Look for the string "this" in the lines and copy each line that has it.

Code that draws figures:
* BEGIN *

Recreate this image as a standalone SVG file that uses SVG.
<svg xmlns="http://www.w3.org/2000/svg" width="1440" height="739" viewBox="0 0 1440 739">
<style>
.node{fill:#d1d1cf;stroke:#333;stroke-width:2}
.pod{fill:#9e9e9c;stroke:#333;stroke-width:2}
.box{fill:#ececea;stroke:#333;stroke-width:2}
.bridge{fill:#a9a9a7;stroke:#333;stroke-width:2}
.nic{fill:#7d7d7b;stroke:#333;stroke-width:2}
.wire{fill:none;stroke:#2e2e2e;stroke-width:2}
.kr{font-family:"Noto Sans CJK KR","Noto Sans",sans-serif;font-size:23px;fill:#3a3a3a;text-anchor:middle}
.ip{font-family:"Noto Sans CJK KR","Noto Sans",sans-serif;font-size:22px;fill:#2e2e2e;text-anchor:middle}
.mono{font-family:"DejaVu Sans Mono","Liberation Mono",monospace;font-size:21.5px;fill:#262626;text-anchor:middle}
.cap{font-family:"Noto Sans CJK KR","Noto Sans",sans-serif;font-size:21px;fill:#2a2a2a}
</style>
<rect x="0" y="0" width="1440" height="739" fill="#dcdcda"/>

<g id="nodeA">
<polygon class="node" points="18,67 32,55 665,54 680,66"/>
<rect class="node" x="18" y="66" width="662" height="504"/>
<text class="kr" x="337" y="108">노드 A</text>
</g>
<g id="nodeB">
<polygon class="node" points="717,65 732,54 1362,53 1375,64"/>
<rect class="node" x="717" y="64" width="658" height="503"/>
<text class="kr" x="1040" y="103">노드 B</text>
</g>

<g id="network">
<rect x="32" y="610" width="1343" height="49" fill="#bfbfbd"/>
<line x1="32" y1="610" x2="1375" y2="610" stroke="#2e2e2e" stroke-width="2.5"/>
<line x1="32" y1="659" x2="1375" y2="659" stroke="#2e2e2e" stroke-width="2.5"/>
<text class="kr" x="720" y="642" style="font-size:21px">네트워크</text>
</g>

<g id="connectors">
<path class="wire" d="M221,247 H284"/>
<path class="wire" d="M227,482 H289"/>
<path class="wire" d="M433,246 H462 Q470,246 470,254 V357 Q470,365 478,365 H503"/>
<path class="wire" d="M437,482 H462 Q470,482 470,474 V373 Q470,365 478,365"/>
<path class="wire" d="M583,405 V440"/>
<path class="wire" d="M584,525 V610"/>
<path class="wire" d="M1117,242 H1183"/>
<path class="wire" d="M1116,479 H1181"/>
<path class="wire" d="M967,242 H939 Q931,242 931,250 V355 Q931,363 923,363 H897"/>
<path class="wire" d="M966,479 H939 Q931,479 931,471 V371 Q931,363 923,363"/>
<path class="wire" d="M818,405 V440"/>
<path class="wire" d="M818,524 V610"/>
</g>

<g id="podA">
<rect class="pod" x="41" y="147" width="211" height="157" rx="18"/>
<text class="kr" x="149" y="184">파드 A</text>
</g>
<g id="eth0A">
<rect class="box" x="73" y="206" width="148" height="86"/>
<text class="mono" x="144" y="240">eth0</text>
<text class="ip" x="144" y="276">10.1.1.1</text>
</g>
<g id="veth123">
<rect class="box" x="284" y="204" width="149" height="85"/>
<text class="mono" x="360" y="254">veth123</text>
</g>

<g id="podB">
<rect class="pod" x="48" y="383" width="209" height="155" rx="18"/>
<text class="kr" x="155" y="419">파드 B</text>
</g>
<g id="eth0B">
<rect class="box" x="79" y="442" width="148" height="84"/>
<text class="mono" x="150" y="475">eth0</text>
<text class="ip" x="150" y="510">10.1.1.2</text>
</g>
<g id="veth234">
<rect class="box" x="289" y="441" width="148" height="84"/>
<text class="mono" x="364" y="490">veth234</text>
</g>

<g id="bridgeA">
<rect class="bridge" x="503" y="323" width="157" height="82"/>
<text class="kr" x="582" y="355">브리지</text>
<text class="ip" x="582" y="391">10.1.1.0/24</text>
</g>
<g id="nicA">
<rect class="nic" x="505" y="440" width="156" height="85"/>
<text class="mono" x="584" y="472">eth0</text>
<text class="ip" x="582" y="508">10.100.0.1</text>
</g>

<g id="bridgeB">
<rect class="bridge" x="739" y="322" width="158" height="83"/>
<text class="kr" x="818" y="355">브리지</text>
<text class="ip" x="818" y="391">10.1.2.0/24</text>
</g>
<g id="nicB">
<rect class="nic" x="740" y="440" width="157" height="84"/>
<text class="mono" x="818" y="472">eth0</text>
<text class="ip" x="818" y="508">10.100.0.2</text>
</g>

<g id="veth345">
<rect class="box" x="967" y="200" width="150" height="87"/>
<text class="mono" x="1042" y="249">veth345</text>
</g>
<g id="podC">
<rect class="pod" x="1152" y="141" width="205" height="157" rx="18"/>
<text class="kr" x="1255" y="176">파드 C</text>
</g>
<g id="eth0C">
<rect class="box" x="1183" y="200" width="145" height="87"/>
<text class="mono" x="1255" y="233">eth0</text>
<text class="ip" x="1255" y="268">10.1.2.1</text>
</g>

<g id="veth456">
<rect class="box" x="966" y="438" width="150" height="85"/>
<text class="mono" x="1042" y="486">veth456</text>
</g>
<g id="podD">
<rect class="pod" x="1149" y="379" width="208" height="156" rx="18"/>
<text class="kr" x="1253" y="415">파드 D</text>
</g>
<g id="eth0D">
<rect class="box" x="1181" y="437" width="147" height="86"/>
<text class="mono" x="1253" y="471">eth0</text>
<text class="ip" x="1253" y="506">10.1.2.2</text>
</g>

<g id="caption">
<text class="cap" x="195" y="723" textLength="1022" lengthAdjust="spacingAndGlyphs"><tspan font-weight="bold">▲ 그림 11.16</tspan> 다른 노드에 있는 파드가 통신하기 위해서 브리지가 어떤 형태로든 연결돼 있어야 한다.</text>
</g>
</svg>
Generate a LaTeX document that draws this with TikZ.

* END *

* Written answer
Recreate this image as a standalone SVG file that uses SVG.
Generate a LaTeX document that draws this with TikZ.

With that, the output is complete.